Directions:
Each line of the listing must be transcribed exactly, except for the images, which should be excluded.

Raw data:
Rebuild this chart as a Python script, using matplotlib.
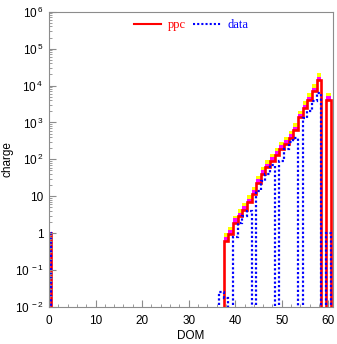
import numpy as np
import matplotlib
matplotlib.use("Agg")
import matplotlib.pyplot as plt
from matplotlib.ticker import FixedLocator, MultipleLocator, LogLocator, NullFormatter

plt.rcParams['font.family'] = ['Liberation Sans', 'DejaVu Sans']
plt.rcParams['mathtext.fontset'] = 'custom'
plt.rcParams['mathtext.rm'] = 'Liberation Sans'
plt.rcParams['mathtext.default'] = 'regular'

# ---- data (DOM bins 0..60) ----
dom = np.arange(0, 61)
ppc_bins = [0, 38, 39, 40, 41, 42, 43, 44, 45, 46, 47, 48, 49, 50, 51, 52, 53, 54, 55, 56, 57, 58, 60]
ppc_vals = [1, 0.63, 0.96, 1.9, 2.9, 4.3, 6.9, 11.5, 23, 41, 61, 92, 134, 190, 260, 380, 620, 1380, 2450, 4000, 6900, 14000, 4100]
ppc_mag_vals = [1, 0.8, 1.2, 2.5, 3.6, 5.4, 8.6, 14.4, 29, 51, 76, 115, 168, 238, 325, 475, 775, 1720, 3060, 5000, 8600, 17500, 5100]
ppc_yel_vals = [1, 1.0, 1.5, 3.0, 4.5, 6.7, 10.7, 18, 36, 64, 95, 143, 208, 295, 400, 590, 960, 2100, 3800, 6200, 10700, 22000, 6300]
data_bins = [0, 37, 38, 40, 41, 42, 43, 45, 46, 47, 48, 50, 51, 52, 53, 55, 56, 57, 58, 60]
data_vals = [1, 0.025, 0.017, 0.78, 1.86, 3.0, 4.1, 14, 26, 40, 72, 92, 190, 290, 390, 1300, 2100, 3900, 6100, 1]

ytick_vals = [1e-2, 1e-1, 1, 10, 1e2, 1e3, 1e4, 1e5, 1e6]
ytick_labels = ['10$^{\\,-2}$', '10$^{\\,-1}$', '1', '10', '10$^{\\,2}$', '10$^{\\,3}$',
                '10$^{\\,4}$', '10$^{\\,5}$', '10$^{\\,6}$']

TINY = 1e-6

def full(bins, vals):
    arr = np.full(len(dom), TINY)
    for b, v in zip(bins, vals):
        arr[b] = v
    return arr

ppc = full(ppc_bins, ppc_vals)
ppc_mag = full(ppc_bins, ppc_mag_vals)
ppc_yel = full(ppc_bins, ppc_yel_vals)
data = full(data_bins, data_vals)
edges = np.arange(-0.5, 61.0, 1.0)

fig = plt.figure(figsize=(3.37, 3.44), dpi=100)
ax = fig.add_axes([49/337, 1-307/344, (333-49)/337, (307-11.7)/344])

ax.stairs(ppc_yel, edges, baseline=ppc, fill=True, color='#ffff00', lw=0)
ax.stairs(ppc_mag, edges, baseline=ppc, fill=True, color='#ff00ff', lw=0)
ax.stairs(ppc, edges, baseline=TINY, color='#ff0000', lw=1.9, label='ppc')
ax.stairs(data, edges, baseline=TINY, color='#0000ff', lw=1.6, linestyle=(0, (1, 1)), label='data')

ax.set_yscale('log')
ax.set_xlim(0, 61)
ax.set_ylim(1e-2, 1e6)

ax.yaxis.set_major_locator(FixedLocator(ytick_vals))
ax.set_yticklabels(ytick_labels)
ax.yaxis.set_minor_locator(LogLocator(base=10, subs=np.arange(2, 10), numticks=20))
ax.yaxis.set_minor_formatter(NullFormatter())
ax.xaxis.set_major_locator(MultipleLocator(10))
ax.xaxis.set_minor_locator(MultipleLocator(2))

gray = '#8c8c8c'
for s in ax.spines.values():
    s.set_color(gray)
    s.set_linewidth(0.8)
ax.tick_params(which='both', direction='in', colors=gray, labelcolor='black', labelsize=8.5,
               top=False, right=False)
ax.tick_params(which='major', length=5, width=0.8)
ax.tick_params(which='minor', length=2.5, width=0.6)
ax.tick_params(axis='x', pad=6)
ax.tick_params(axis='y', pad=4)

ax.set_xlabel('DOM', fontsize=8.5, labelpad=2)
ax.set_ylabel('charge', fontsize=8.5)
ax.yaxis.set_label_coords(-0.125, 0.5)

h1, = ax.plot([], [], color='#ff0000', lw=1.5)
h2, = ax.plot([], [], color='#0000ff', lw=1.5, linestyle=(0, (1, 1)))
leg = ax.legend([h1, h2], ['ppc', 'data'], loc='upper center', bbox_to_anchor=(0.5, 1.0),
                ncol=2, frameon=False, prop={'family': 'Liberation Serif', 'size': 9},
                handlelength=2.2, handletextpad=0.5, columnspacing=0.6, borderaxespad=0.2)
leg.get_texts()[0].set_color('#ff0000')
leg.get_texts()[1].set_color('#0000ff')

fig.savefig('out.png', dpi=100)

Response to this exercise:
Rebuild this chart as a Python script, using matplotlib.
import numpy as np
import matplotlib
matplotlib.use("Agg")
import matplotlib.pyplot as plt
from matplotlib.ticker import FixedLocator, MultipleLocator, LogLocator, NullFormatter

plt.rcParams['font.family'] = ['Liberation Sans', 'DejaVu Sans']
plt.rcParams['mathtext.fontset'] = 'custom'
plt.rcParams['mathtext.rm'] = 'Liberation Sans'
plt.rcParams['mathtext.default'] = 'regular'

# ---- data (DOM bins 0..60) ----
dom = np.arange(0, 61)
ppc_bins = [0, 38, 39, 40, 41, 42, 43, 44, 45, 46, 47, 48, 49, 50, 51, 52, 53, 54, 55, 56, 57, 58, 60]
ppc_vals = [1, 0.63, 0.96, 1.9, 2.9, 4.3, 6.9, 11.5, 23, 41, 61, 92, 134, 190, 260, 380, 620, 1380, 2450, 4000, 6900, 14000, 4100]
ppc_mag_vals = [1, 0.8, 1.2, 2.5, 3.6, 5.4, 8.6, 14.4, 29, 51, 76, 115, 168, 238, 325, 475, 775, 1720, 3060, 5000, 8600, 17500, 5100]
ppc_yel_vals = [1, 1.0, 1.5, 3.0, 4.5, 6.7, 10.7, 18, 36, 64, 95, 143, 208, 295, 400, 590, 960, 2100, 3800, 6200, 10700, 22000, 6300]
data_bins = [0, 37, 38, 40, 41, 42, 43, 45, 46, 47, 48, 50, 51, 52, 53, 55, 56, 57, 58, 60]
data_vals = [1, 0.025, 0.017, 0.78, 1.86, 3.0, 4.1, 14, 26, 40, 72, 92, 190, 290, 390, 1300, 2100, 3900, 6100, 1]

ytick_vals = [1e-2, 1e-1, 1, 10, 1e2, 1e3, 1e4, 1e5, 1e6]
ytick_labels = ['10$^{\\,-2}$', '10$^{\\,-1}$', '1', '10', '10$^{\\,2}$', '10$^{\\,3}$',
                '10$^{\\,4}$', '10$^{\\,5}$', '10$^{\\,6}$']

TINY = 1e-6

def full(bins, vals):
    arr = np.full(len(dom), TINY)
    for b, v in zip(bins, vals):
        arr[b] = v
    return arr

ppc = full(ppc_bins, ppc_vals)
ppc_mag = full(ppc_bins, ppc_mag_vals)
ppc_yel = full(ppc_bins, ppc_yel_vals)
data = full(data_bins, data_vals)
edges = np.arange(-0.5, 61.0, 1.0)

fig = plt.figure(figsize=(3.37, 3.44), dpi=100)
ax = fig.add_axes([49/337, 1-307/344, (333-49)/337, (307-11.7)/344])

ax.stairs(ppc_yel, edges, baseline=ppc, fill=True, color='#ffff00', lw=0)
ax.stairs(ppc_mag, edges, baseline=ppc, fill=True, color='#ff00ff', lw=0)
ax.stairs(ppc, edges, baseline=TINY, color='#ff0000', lw=1.9, label='ppc')
ax.stairs(data, edges, baseline=TINY, color='#0000ff', lw=1.6, linestyle=(0, (1, 1)), label='data')

ax.set_yscale('log')
ax.set_xlim(0, 61)
ax.set_ylim(1e-2, 1e6)

ax.yaxis.set_major_locator(FixedLocator(ytick_vals))
ax.set_yticklabels(ytick_labels)
ax.yaxis.set_minor_locator(LogLocator(base=10, subs=np.arange(2, 10), numticks=20))
ax.yaxis.set_minor_formatter(NullFormatter())
ax.xaxis.set_major_locator(MultipleLocator(10))
ax.xaxis.set_minor_locator(MultipleLocator(2))

gray = '#8c8c8c'
for s in ax.spines.values():
    s.set_color(gray)
    s.set_linewidth(0.8)
ax.tick_params(which='both', direction='in', colors=gray, labelcolor='black', labelsize=8.5,
               top=False, right=False)
ax.tick_params(which='major', length=5, width=0.8)
ax.tick_params(which='minor', length=2.5, width=0.6)
ax.tick_params(axis='x', pad=6)
ax.tick_params(axis='y', pad=4)

ax.set_xlabel('DOM', fontsize=8.5, labelpad=2)
ax.set_ylabel('charge', fontsize=8.5)
ax.yaxis.set_label_coords(-0.125, 0.5)

h1, = ax.plot([], [], color='#ff0000', lw=1.5)
h2, = ax.plot([], [], color='#0000ff', lw=1.5, linestyle=(0, (1, 1)))
leg = ax.legend([h1, h2], ['ppc', 'data'], loc='upper center', bbox_to_anchor=(0.5, 1.0),
                ncol=2, frameon=False, prop={'family': 'Liberation Serif', 'size': 9},
                handlelength=2.2, handletextpad=0.5, columnspacing=0.6, borderaxespad=0.2)
leg.get_texts()[0].set_color('#ff0000')
leg.get_texts()[1].set_color('#0000ff')

fig.savefig('out.png', dpi=100)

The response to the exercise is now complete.